Debate sobre fim do voto secreto é contumaz resposta a escândalos; Congresso precisa levar proposta adiante, sem manobras
A situação é recorrente. Sempre que um de seus integrantes se vê embrenhado em escândalo, o Congresso oferece à sociedade um emplastro universal que tem à disposição: a extinção do voto secreto.
Em vez de curar os males dos representantes da população, o fim do anonimato nas decisões legislativas tem funcionado como mero engodo. A proposta sacia por um tempo a ânsia de lisura manifestada pelos eleitores, mas é logo abandonada nos escaninhos de Brasília --pronta para ser retomada em caso de novo desvio.
É repleta de episódios desse gênero a história recente do Legislativo. Surgiu em maio de 2001 a proposta de emenda constitucional 349, de autoria do então deputado federal Luiz Antonio Fleury, sob a seguinte justificativa: "(...) pela repercussão na opinião pública, urgente e inadiável a abolição do voto secreto (...)".
A Comissão de Ética do Senado concluía, naquele mês, apuração sobre envolvimento de José Roberto Arruda (ex-PSDB-DF) e Antonio Carlos Magalhães (PFL-BA) na violação do sigilo dos votos na sessão que cassara Luiz Estevão (PMDB-DF), em 2000. Os dois senadores depois renunciaram.
Cinco anos mais tarde, em setembro de 2006, a PEC 349 foi aprovada pela Câmara em primeira votação. O escândalo da estação era a "Máfia dos Sanguessugas" --fraude em licitações para a compra de ambulâncias. Ao fim de uma investigação parlamentar, recomendou-se tirar o mandato de 72 congressistas. Nenhum foi cassado.
Em 2007, investigado pelo Ministério Público Federal, Renan Calheiros (PMDB-AL) renunciou à presidência do Senado para evitar a perda de seu mandato. Ganhou voz, mas logo se calou, a ideia de encerrar o sigilo de votações relativas à cassação de congressistas.
A sugestão voltou nos escândalos do senador Demóstenes Torres (ex-DEM-GO) --cassado em 2012-- e da deputada federal Jacqueline Roriz (PMN-DF), absolvida em 2011.
Passaram-se, desde 2006, mais de 130 sessões legislativas até que enfim fosse aprovada pela Câmara a proposta de extinção do anonimato em todas as votações.

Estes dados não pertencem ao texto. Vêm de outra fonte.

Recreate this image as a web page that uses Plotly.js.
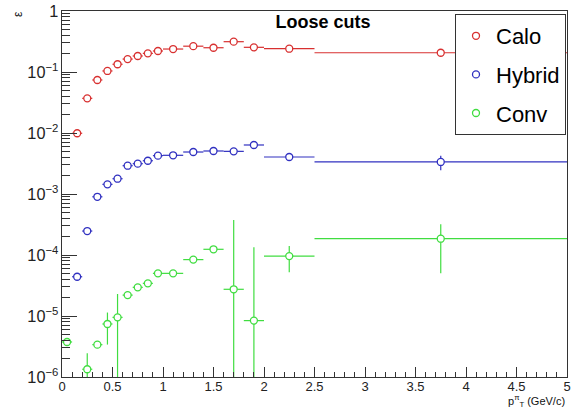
<!DOCTYPE html>
<html>
<head>
<meta charset="utf-8">
<script src="https://cdn.plot.ly/plotly-3.0.1.min.js"></script>
<style>
  html, body { margin: 0; padding: 0; background: #fff; }
  #plot { width: 572px; height: 409px; }
</style>
</head>
<body>
<div id="plot"></div>
<script>
// pT bin centres and half widths (GeV/c)
const ptCenter = [0.05, 0.15, 0.25, 0.35, 0.45, 0.55, 0.65, 0.75, 0.85, 0.95,
                  1.1, 1.3, 1.5, 1.7, 1.9, 2.25, 3.75];
const ptHalfWidth = [0.05, 0.05, 0.05, 0.05, 0.05, 0.05, 0.05, 0.05, 0.05, 0.05,
                     0.1, 0.1, 0.1, 0.1, 0.1, 0.25, 1.25];

// efficiency per reconstruction method, with statistical errors
const caloEff = [null, 0.0099, 0.037, 0.074, 0.104, 0.134, 0.163, 0.183, 0.202, 0.221,
                 0.238, 0.265, 0.250, 0.314, 0.254, 0.241, 0.207];
const caloErr = [null, 0.0004, 0.001, 0.0015, 0.002, 0.002, 0.002, 0.002, 0.002, 0.002,
                 0.002, 0.003, 0.003, 0.004, 0.005, 0.004, 0.004];

const hybridEff = [null, 4.4e-5, 2.47e-4, 9.0e-4, 1.44e-3, 1.78e-3, 2.91e-3, 3.14e-3, 3.51e-3, 4.25e-3,
                   4.31e-3, 4.88e-3, 5.07e-3, 5.0e-3, 6.36e-3, 4.04e-3, 3.35e-3];
const hybridErr = [null, 4e-6, 1.5e-5, 4e-5, 6e-5, 7e-5, 1e-4, 1.2e-4, 1.4e-4, 1.6e-4,
                   1.6e-4, 2e-4, 2.5e-4, 3e-4, 4e-4, 3e-4, 9e-4];

const convEff = [3.75e-6, null, 1.34e-6, 3.39e-6, 7.4e-6, 9.5e-6, 2.2e-5, 2.95e-5, 3.43e-5, 5.0e-5,
                 5.0e-5, 8.4e-5, 1.24e-4, 2.74e-5, 8.4e-6, 9.6e-5, 1.85e-4];
const convErr = [3e-7, null, 1.1e-6, 4e-7, 4e-6, 1.35e-5, 1.5e-6, 2e-6, 2e-6, 3e-6,
                 3e-6, 5e-6, 8e-6, 3.48e-4, 1.26e-4, 4.4e-5, 1.35e-4];

const seriesNames = ['Calo', 'Hybrid', 'Conv'];
const seriesColors = ['#d83030', '#3030c0', '#40dd40'];

function histTrace(name, color, eff, err, group) {
  return {
    type: 'scatter',
    mode: 'markers',
    name: name,
    legendgroup: group,
    x: ptCenter,
    y: eff,
    marker: { symbol: 'circle', size: 7, color: '#ffffff', line: { color: color, width: 1.3 } },
    error_x: { type: 'data', array: ptHalfWidth, width: 0, thickness: 1.2, color: color },
    error_y: { type: 'data', array: err, width: 0, thickness: 1.2, color: color },
    cliponaxis: true
  };
}

const traces = [
  histTrace(seriesNames[0], seriesColors[0], caloEff, caloErr, 'g1'),
  histTrace(seriesNames[1], seriesColors[1], hybridEff, hybridErr, 'g2'),
  histTrace(seriesNames[2], seriesColors[2], convEff, convErr, 'g3')
];

const font = 'Liberation Sans, Arial, Helvetica, sans-serif';

const layout = {
  width: 572,
  height: 409,
  margin: { l: 62, r: 5, t: 11, b: 32 },
  paper_bgcolor: '#ffffff',
  plot_bgcolor: '#ffffff',
  font: { family: font, size: 13, color: '#111' },
  showlegend: true,
  title: {
    text: '<b>Loose cuts</b>',
    font: { family: font, size: 18, color: '#000' },
    x: (323 - 62) / 505, xanchor: 'center', xref: 'paper',
    y: 1 - 22 / 409, yanchor: 'middle'
  },
  xaxis: {
    range: [0, 5],
    dtick: 0.5,
    ticks: 'inside',
    ticklen: 10,
    tickcolor: '#333',
    ticklabelstandoff: -3,
    showline: true,
    mirror: true,
    linecolor: '#333',
    linewidth: 1,
    showgrid: false,
    zeroline: false,
    tickfont: { size: 13, color: '#222' },
    minor: { dtick: 0.1, ticks: 'inside', ticklen: 5, tickcolor: '#333', showgrid: false }
  },
  yaxis: {
    type: 'log',
    range: [-6, 0],
    dtick: 1,
    exponentformat: 'power',
    ticks: 'inside',
    ticklen: 15,
    tickcolor: '#333',
    showline: true,
    mirror: true,
    linecolor: '#333',
    linewidth: 1,
    showgrid: false,
    zeroline: false,
    tickfont: { size: 13, color: '#222' },
    minor: { dtick: 'D1', ticks: 'inside', ticklen: 8, tickcolor: '#333', showgrid: false }
  },
  legend: {
    x: (455 - 62) / 505,
    y: (377 - 14) / 366,
    xanchor: 'left',
    yanchor: 'top',
    bgcolor: '#ffffff',
    bordercolor: '#333',
    borderwidth: 1,
    font: { family: font, size: 22, color: '#000' },
    tracegroupgap: 7
  },
  annotations: [
    {
      text: 'ε', xref: 'paper', yref: 'paper',
      x: (18 - 62) / 505, y: (377 - 14) / 366,
      xanchor: 'center', yanchor: 'middle', textangle: -90,
      showarrow: false, font: { family: font, size: 12, color: '#111' }
    },
    {
      text: 'p<sup>π</sup><sub>T</sub> (GeV/c)', xref: 'paper', yref: 'paper',
      x: 1, y: (377 - 401) / 366,
      xanchor: 'right', yanchor: 'middle',
      showarrow: false, font: { family: font, size: 11, color: '#111' }
    }
  ]
};

Plotly.newPlot('plot', traces, layout, { displayModeBar: false, staticPlot: true });
</script>
</body>
</html>
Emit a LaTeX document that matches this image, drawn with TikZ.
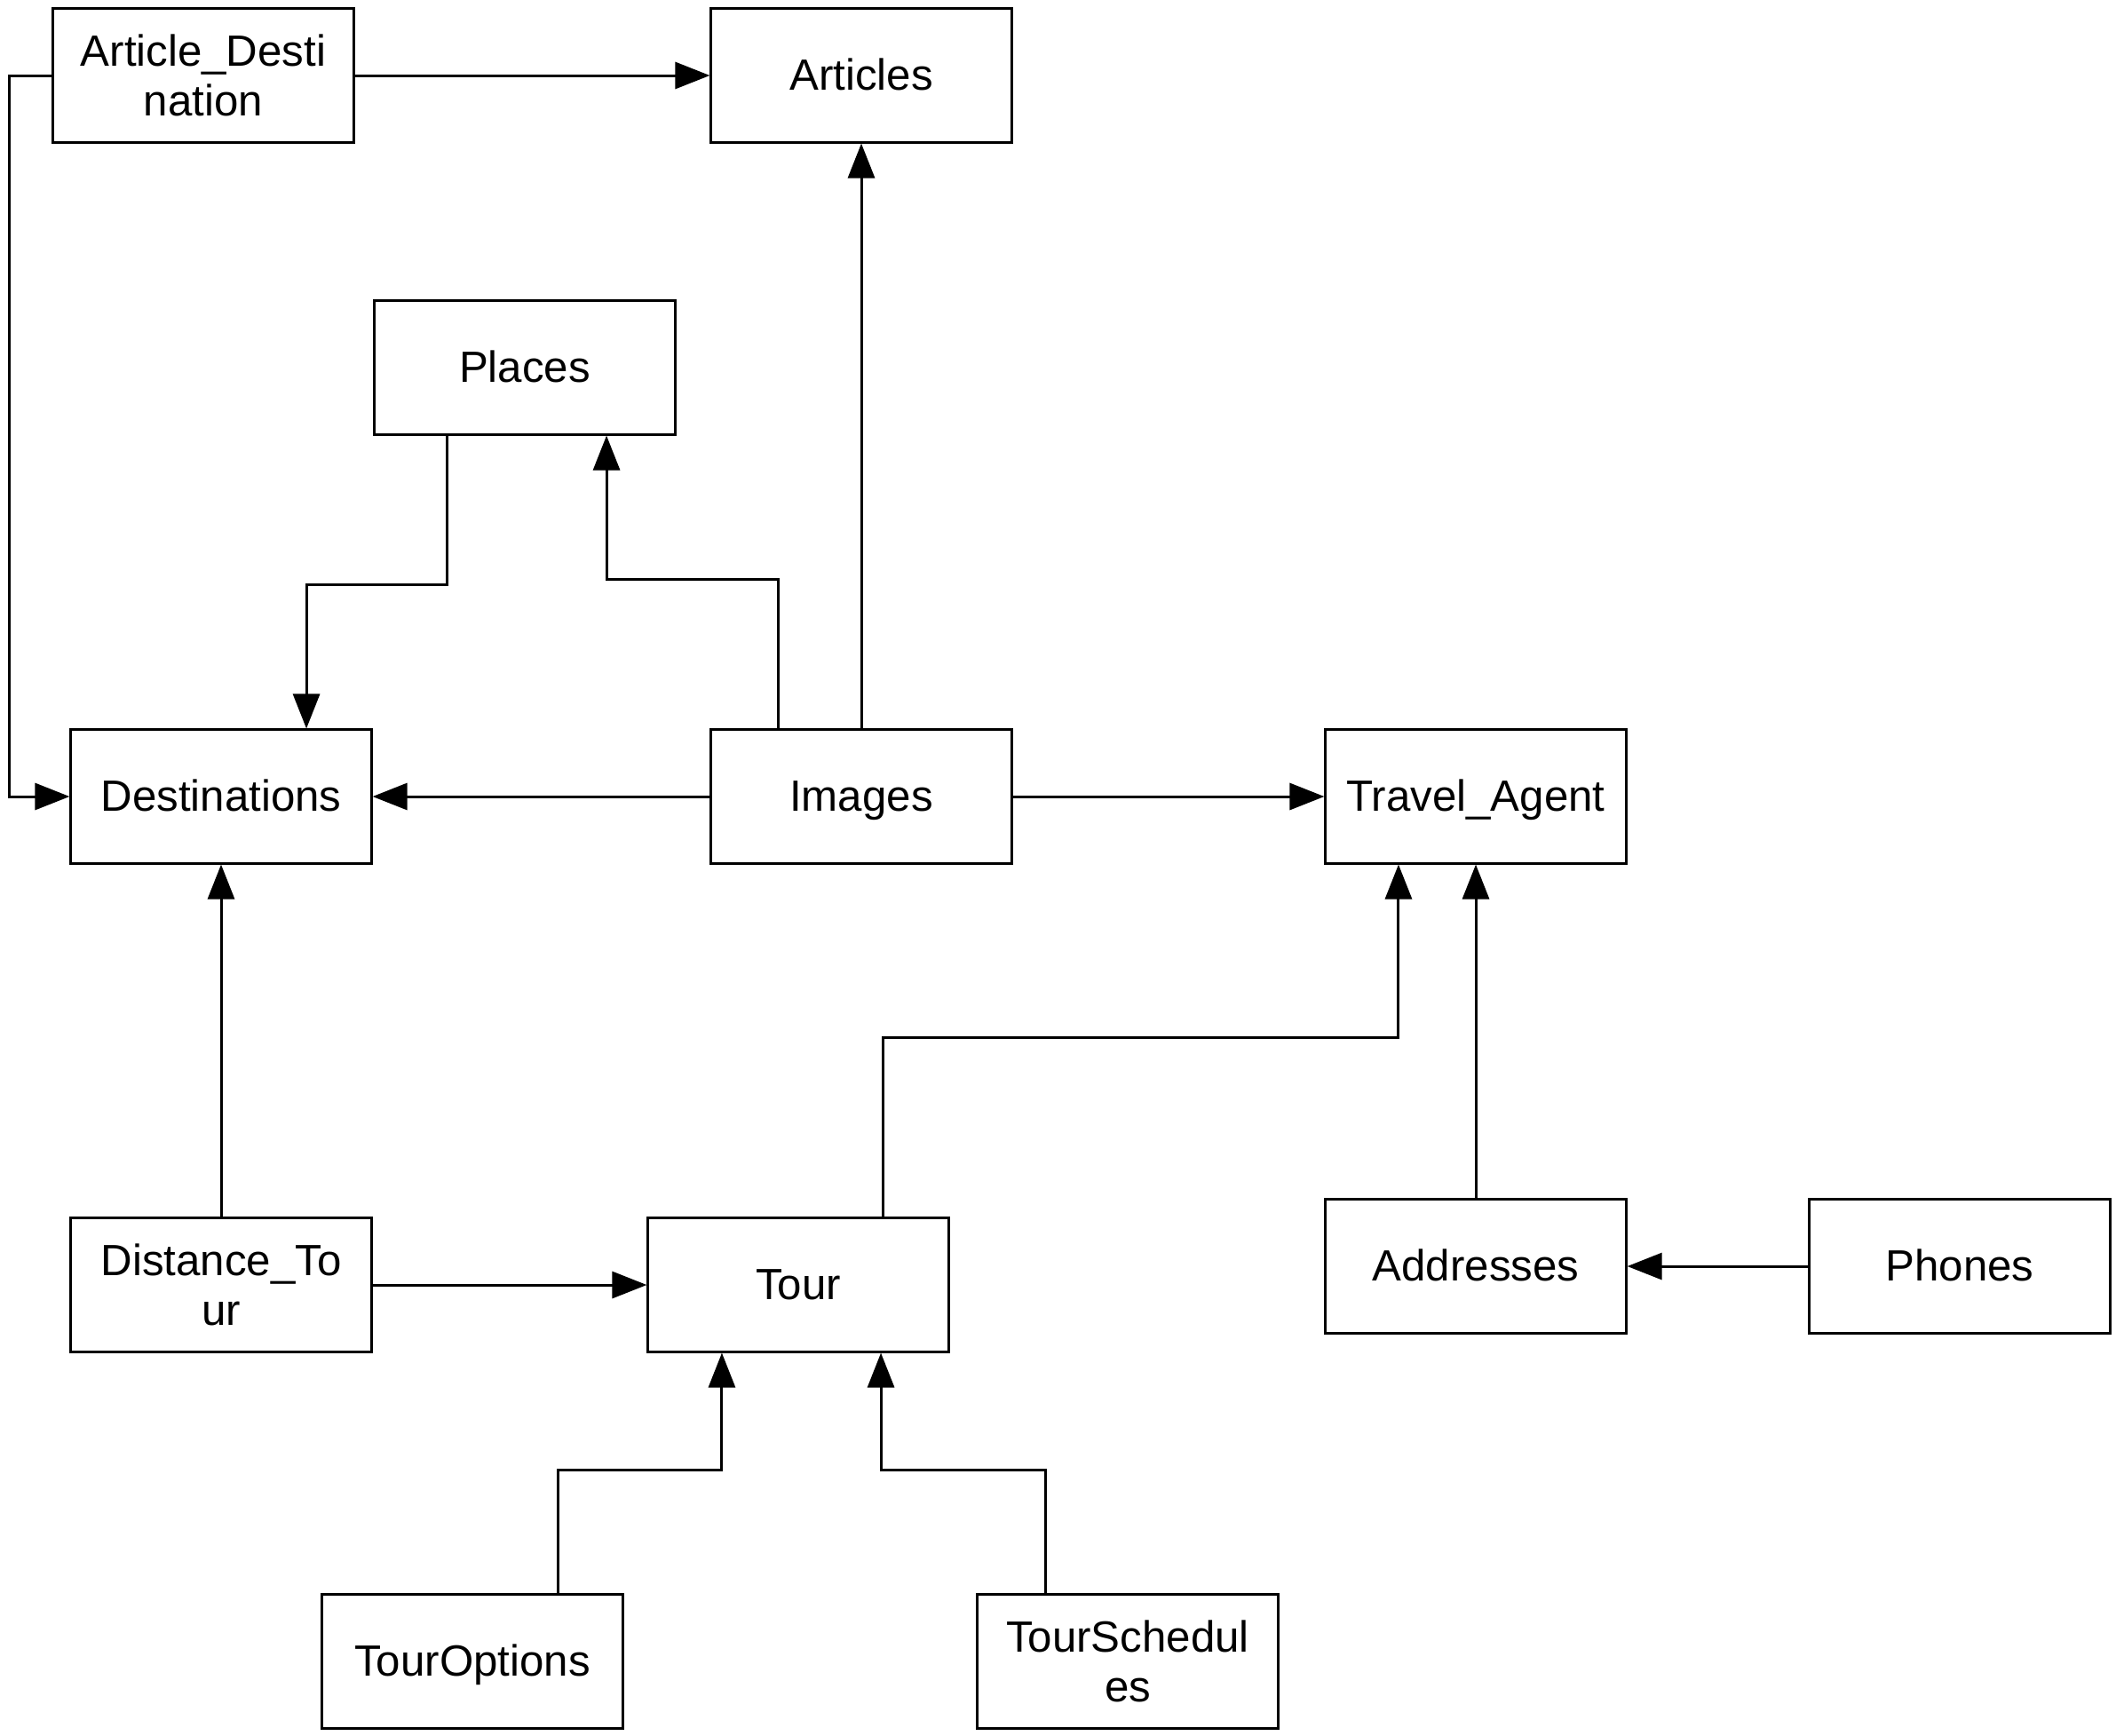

Desta vez, os parlamentares viram-se constrangidos pela infame preservação do mandato de Natan Donadon (ex-PMDB-RO), o deputado presidiário condenado por desvio de recursos públicos.
A proposta, agora, segue para o Senado. Esta Casa, porém, dificilmente aprovará a PEC tal como a recebeu. Há, entre os senadores, preocupações quanto à amplitude da publicidade de atos legislativos. Defende-se que o sigilo seja mantido em alguns casos, como na análise de vetos presidenciais e na aprovação de autoridades para o Executivo e o Judiciário.
São ponderações razoáveis e que merecem discussão aprofundada. Não podem servir de pretexto, porém, para o fim do voto secreto ser de novo jogado para as calendas.